Ce qui coince aujourd’hui, c’est l’inégalité d’accès à la formation des salariés et des demandeurs d’emploi et, parmi les salariés, des cadres et des ouvriers. L’accès à la formation est ainsi trois fois plus élevé pour les cadres et professions intermédiaires que pour les ouvriers non qualifiés. Pourquoi ? Essentiellement parce que le retour sur investissement est plus important chez les personnes déjà diplômées. Et comme l’obligation légale de formation laisse l’employeur libre dans la répartition des dépenses de formation au sein de sa main d’œuvre, il va choisir de former en priorité les salariés les plus éduqués. Dans un souci de justice sociale, ne faudrait-il pas réorienter les fonds vers les personnes les moins qualifiées afin d’augmenter leur employabilité car ce sont elles qui sont le plus exposées au chômage ?

Que proposez-vous ?

 On pourrait envisager de redistribuer les sommes collectées en les modulant : substituer aux dépenses actuelles engagées par les entreprises un système de prélèvements redistribués sous formes de subventions, avec un barème propre à chaque CSP, et un taux de subvention décroissant avec le niveau de rémunération. Ce système, semblable à ce qui se pratique avec succès au Royaume-Uni, favoriserait la formation des moins qualifiés.

Et concernant les demandeurs d’emploi ?

Actuellement, sur les quelques 30 milliards d’euros dépensés chaque année pour la formation professionnelle, 4 milliards vont aux demandeurs d’emploi (jeunes exclus). L'augmentation de ces dépenses peut se discuter, et je pense surtout qu’il faudrait les utiliser différemment, par exemple en allouant les sommes en jeu vers des aides à la création d’emploi pour les entreprises, afin que celles-ci forment selon leurs besoins. Car il ne sert à rien de former dans le vide, sans emploi à la clef ! Le système actuel fait courir le risque de dépenses de formation "jetées à la mer", puisque une partie des personnes formées tardent à retrouver un emploi et, au bout de quelques mois, perdent le bénéfice de leur formation.
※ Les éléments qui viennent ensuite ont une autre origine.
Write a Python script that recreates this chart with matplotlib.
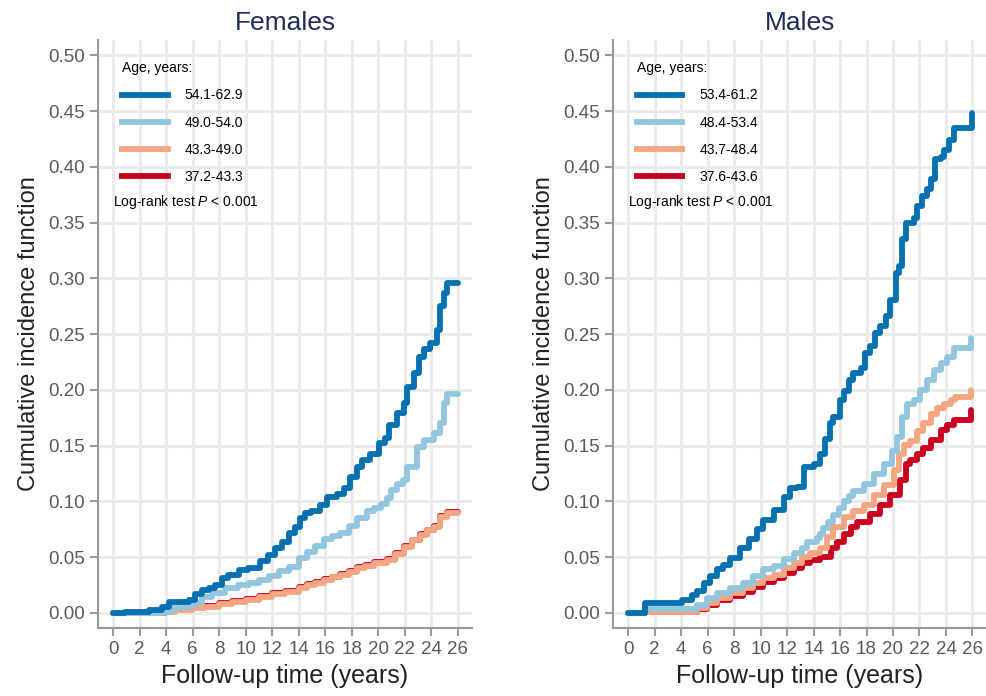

Vous ne craignez pas un effet d’aubaine pour les entreprises ?

Je ne pense pas car l’utilisation de ces fonds est soumise à condition : l’entreprise qui souhaite en profiter doit recruter et former. Les entreprises sont au cœur de l’emploi. A elles de jouer.

N’y a-t-il pas un risque que les entreprises ne forment plus leurs cadres ?

Non, car elles auront toujours intérêt à le faire : pour améliorer leur performance, pour fidéliser…

Cette réforme de 2014 n’est pas la première. Pensez-vous qu’elle changera réellement quelque chose ?

Je l’espère. Nous avons besoin d’une réforme en profondeur, qui ne se traduise pas seulement par quelques petites mesures « à la marge ».